• **JOB**
Print the records below exactly, from the line containing "Write a Python" down to the line containing "plt.rcParams['font.family'] = ['Liberation", both lines included, and omit every picture.

━━━━━━━━━━

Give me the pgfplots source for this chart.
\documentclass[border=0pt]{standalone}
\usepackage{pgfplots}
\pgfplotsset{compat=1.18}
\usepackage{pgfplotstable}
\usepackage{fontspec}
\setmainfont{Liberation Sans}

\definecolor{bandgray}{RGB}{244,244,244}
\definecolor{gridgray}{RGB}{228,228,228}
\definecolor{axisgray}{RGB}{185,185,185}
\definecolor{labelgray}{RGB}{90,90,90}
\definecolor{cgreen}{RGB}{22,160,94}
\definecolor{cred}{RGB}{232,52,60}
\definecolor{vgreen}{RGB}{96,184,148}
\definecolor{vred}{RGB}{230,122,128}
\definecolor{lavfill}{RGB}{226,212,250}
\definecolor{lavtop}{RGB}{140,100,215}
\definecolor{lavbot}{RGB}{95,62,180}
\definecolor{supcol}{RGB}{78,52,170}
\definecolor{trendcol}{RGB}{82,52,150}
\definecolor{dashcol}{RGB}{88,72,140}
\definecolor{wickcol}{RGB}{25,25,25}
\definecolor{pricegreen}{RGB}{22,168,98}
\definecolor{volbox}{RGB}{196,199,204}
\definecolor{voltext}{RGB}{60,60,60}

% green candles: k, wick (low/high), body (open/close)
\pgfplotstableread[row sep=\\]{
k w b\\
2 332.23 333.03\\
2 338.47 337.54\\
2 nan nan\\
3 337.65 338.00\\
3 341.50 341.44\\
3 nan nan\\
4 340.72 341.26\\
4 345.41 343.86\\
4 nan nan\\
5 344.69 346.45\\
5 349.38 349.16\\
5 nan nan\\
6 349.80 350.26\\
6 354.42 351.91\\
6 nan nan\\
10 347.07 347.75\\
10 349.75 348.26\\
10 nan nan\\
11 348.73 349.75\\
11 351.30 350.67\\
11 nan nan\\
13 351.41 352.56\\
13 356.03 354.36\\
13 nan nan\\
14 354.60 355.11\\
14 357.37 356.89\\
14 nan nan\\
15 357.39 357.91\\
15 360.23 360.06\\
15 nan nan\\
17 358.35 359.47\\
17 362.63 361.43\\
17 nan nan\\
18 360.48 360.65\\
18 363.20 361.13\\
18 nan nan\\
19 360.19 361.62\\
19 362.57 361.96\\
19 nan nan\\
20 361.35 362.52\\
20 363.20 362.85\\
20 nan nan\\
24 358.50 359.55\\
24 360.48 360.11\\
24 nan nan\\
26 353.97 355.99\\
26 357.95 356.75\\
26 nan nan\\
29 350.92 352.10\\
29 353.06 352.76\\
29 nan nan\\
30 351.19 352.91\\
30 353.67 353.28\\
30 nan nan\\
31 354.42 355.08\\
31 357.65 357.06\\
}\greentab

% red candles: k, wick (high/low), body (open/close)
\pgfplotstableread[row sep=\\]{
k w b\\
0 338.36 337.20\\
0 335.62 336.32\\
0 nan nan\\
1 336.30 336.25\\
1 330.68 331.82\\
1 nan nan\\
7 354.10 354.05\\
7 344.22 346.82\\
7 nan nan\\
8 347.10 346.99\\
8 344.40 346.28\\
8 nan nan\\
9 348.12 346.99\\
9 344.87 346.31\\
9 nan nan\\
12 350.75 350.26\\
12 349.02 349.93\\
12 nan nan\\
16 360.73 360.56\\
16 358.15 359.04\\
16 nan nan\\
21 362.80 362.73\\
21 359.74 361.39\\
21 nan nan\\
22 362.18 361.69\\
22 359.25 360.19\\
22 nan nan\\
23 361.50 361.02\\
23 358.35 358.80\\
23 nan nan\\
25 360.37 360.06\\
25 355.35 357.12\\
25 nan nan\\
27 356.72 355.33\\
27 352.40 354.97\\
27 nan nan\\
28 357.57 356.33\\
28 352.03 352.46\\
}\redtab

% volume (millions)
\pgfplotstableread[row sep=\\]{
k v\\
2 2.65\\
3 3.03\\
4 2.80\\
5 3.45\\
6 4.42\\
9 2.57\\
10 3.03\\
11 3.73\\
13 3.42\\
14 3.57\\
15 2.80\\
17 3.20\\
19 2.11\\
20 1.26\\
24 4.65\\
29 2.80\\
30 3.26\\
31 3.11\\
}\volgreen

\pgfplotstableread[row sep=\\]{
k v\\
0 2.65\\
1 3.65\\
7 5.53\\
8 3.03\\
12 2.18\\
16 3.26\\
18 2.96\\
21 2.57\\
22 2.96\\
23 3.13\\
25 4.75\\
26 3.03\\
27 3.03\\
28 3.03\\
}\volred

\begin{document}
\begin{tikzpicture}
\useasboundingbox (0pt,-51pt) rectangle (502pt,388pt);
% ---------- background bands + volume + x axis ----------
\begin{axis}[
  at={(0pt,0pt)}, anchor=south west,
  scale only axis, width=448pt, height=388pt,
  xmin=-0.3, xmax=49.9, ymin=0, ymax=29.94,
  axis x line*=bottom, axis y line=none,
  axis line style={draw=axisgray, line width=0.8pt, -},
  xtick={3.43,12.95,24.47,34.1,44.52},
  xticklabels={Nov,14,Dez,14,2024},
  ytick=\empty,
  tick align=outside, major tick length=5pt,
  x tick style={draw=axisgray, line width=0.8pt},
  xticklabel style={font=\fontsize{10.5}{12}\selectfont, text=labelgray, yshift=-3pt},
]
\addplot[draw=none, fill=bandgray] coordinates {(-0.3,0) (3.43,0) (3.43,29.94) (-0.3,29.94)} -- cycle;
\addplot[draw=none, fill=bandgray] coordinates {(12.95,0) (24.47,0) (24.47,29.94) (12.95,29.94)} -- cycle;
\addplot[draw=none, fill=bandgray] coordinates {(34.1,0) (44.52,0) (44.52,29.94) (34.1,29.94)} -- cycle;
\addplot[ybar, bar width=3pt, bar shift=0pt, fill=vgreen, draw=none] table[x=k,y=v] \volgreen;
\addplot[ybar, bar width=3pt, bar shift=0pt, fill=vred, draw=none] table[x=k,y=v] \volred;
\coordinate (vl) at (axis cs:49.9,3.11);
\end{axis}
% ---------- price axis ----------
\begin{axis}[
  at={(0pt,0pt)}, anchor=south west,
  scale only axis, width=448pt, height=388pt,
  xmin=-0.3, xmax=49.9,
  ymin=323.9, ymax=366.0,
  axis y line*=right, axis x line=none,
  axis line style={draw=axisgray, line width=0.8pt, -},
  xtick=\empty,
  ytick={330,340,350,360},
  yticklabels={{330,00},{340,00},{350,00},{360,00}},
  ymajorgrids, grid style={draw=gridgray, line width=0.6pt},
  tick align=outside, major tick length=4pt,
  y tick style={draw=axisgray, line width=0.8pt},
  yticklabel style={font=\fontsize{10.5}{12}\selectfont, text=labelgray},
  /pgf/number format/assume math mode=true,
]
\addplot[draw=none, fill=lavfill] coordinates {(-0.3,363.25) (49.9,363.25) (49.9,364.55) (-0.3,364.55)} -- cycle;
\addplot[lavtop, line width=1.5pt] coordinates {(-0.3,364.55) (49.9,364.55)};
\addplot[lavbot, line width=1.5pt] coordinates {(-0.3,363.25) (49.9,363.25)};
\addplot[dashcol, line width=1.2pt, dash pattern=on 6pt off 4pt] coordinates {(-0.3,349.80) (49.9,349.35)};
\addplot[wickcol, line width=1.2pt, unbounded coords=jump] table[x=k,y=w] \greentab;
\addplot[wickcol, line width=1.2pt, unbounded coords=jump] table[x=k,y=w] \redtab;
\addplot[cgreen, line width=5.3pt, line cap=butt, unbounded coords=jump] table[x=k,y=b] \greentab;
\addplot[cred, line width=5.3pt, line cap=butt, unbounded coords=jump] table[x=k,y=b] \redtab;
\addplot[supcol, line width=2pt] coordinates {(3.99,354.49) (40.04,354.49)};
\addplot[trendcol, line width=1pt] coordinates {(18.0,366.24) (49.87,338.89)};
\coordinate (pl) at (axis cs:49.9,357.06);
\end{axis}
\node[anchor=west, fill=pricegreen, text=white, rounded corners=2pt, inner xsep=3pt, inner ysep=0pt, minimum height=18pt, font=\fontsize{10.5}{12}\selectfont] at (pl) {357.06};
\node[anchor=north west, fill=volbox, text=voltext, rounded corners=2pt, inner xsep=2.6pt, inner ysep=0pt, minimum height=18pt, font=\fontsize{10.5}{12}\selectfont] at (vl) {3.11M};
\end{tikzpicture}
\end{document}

━━━━━━━━━━

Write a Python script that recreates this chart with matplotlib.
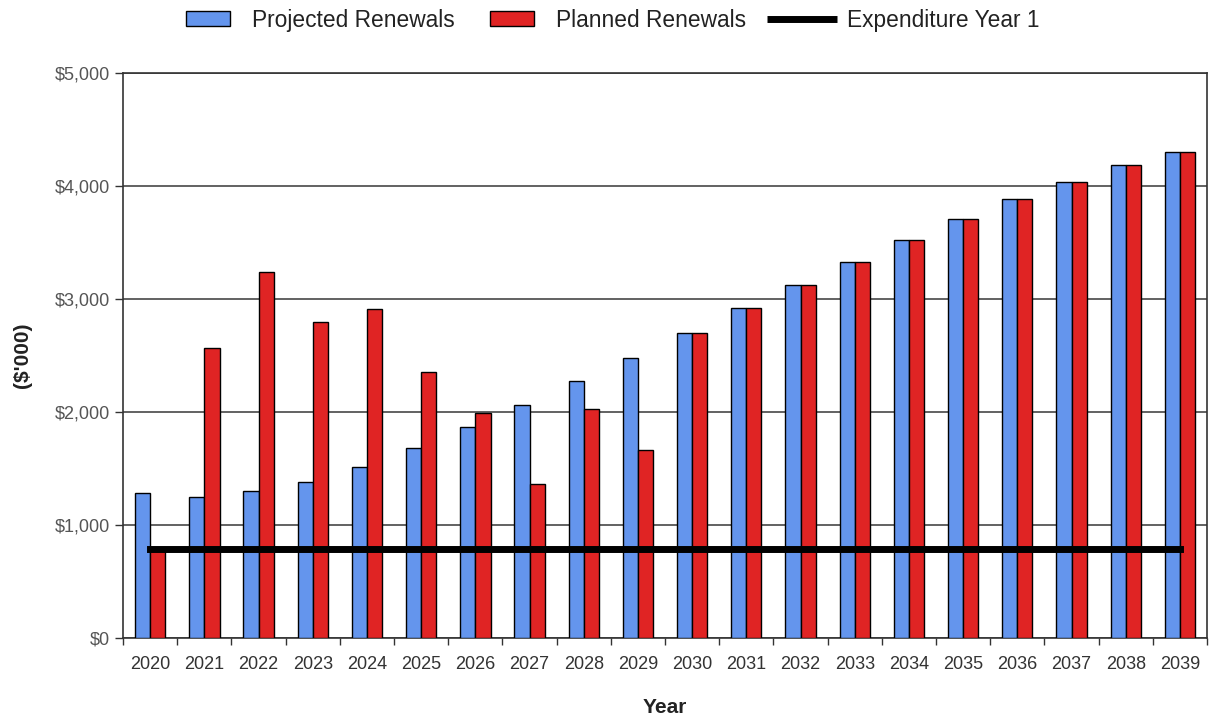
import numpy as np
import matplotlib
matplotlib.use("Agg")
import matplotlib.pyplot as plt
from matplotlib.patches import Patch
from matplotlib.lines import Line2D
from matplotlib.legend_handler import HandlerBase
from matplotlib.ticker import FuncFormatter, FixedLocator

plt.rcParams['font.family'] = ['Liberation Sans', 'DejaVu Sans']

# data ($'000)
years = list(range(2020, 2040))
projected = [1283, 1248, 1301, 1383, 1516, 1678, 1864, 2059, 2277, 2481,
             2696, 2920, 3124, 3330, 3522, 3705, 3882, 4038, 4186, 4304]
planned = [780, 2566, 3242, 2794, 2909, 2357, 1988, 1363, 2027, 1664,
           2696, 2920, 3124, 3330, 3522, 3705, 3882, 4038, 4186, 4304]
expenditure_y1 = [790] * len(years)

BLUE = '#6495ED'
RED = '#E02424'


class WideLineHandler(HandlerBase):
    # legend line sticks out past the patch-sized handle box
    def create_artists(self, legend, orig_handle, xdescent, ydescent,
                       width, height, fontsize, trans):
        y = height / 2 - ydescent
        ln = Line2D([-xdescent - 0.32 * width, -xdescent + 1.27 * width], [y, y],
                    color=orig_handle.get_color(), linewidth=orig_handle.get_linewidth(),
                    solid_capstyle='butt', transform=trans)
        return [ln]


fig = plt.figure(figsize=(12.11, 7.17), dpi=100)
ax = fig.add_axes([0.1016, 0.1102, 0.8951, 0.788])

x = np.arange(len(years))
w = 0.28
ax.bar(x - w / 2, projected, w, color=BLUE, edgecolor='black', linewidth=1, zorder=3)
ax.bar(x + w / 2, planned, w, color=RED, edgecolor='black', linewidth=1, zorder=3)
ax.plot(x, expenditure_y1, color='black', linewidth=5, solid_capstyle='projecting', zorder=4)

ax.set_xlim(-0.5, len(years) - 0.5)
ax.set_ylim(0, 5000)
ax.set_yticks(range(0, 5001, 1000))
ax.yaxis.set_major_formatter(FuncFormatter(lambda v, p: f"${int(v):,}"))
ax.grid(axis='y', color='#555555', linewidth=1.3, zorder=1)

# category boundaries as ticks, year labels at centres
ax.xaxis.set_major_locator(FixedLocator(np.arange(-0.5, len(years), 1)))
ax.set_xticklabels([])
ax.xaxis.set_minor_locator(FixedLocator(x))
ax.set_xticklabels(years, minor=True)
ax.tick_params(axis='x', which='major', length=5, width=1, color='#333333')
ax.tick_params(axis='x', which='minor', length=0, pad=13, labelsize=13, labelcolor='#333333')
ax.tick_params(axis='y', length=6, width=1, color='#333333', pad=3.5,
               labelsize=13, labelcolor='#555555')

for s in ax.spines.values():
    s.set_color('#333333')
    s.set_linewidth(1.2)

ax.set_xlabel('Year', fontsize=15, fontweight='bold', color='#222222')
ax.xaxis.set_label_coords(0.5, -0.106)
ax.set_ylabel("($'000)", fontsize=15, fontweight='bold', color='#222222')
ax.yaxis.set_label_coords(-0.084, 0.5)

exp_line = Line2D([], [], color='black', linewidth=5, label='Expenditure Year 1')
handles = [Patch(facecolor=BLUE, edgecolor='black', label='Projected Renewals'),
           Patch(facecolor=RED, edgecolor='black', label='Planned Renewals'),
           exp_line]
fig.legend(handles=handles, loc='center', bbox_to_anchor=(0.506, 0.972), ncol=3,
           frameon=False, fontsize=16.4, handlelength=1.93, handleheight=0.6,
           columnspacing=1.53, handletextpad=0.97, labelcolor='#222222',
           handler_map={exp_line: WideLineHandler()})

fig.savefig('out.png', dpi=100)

━━━━━━━━━━

• **THE RESPONSE**
Write a Python script that recreates this chart with matplotlib.
import numpy as np
import matplotlib
matplotlib.use("Agg")
import matplotlib.pyplot as plt
from matplotlib.patches import Patch
from matplotlib.lines import Line2D
from matplotlib.legend_handler import HandlerBase
from matplotlib.ticker import FuncFormatter, FixedLocator

plt.rcParams['font.family'] = ['Liberation Sans', 'DejaVu Sans']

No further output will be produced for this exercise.